Eindrücke – das Neubaugebiet Viernheim Franz-Schubert-Straße

Und da sitzt man nun den lieben langen Tag im Home Office in Zeiten von Corona und bei schlimmer Hitze und an der Ecke Franz-Schubert-Straße/Königsacker – und soll bzw. muss dort arbeiten und natürlich auch leben.

Derweil kommt ein Lastwagen nach dem anderen, bremst vor der Einfahrt zum Neubaugebiet, wartet mit laufendem Lastwagenmotor, bis die entgegenkommenden Autos vorbei sind, gibt gefährlich aufjaulend Gas, wobei er eine deftige Abgaswolke von sich gibt, biegt in die Franz-Schubert-Straße ein, mit Lastwagenmotorenlärm, wie gesagt.

Und vom Neubaugebiet her zusätzlich den ganzen Tag über Presslufthämmer und Planierraupenklänge plus Dieselabgase, mit laufendem Motor wartende Laster.

Und der Anwohner hockt inzwischen, wie gesagt, an der Straße, mit dem Empfinden, auf der Straße zu hocken, und will sich konzentrieren.

Na, na, sagt der Bauherr, ist doch bloß vorübergehend! Bis unsere Häuschen stehen werden!

Um sich beruhigen zu lassen, blickt also der Anwohner auf das Neubaugebiet. Und dient dies der Beruhigung?

Hier entstehen 50 Wohneinheiten gehobenen Standards. Das hört sich zunächst nicht so viel an. Wohnt man aber daneben, dann wird einem doch angst und bange. Spätestens wenn das Hochziehen bei der dritten Etage anlangt, wird einem doch mulmig. Hört das denn gar nicht auf mit dem Höhenwachstum? Schon ab Etage drei ist der Blick vom eigenen Balkon auf die Bäume des Tivoliparks für alle Zukunft versperrt. Und immer noch geht es aufwärts!

Und dann rechnet man doch mal nach: 50 Einheiten auf fünf Häuser verteilt ergibt 10 Wohnungen pro Haus. Woraus folgt: fünf Etagen.

Fünf Etagen! Und das in einem Wohngebiet, wo maximal drei Etagen das Äußerste der Gefühle darstellt. Üblich und das Wohngebiet prägend sind zwei Etagen plus Dachgeschoss. Und das gab dem Ganzen ein recht angenehmes und heimeliges Aussehen.
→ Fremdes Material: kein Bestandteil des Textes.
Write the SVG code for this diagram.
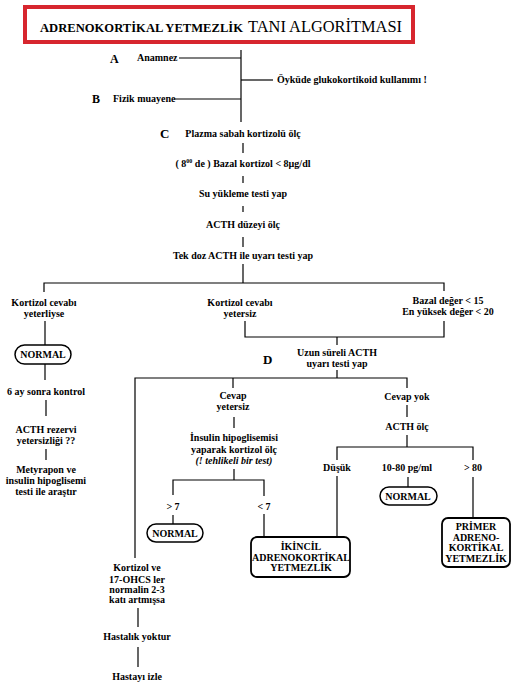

Wer war der einfühlsame Architekt dieses neuen Gebäudekomplexes? Es war sicherlich eine hohe Einfühlsamkeit in die zukünftigen Renditeerwartungen und Gewinnwünsche des Bauherrn, die den Architekten da geleitet hat! Sodass er fünf Gebäude hochziehen lässt, die dem Wohngebiet, was Wohnatmosphäre und Wohnqualität für die bereits dort Ansässigen angeht, den Garaus machen wird.

Aber damit nicht genug. Haben Bauherr und Architekt sich jemals Gedanken darüber gemacht, was diese neue Bebauung für den Autoverkehr in dieser Gegend bedeuten wird. 50 Wohnungen, das bedeutet mindestens 70/80 neue Pkws. Eher wohl 100, denn eine Familie mit weniger als zwei Pkws gilt ja heute schon als ärmlich.

Die werden jeden Morgen, wenn die Neuwohner aus der Sackgasse zur Arbeit fahren werden, an der Einfahrt zum Königsacker bremsen, warten, bis der Verkehr auf dem Königsacker nachlässt, dann Gas geben und auf den Königsacker einbiegen. Jeden Morgen 70/80 bis 100 zusätzlich zu den Pkws, die das jetzt schon tun, zur Beglückung derjenigen, die zu Hause bleiben.

Und dann zu Feierabend dieselbe Prozedur in der entgegengesetzten Richtung! Ganz zu schweigen von lautstarker spätabendlicher/nächtlicher Heimkehr an den Wochenenden.

Was das an zusätzlicher Lärmbelästigung und zusätzlichem Schadstoffausstoß bedeutet – das bedarf keiner großen Phantasie!

Allerdings einer Phantasie, die Bauherr wie Architekt nicht hatten – oder es war ihnen schlicht egal. Sind ja nur „Eingeborene“, die da um das Neubaugebiet bislang lebten.

Und „Eingeborene“ haben immer schon den Fortschritt, der ihnen von anderen verordnet wurde, schlucken müssen! Oder sie mussten eben weichen! Einige Eingeborene sind mir schon bekannt, die weichen werden!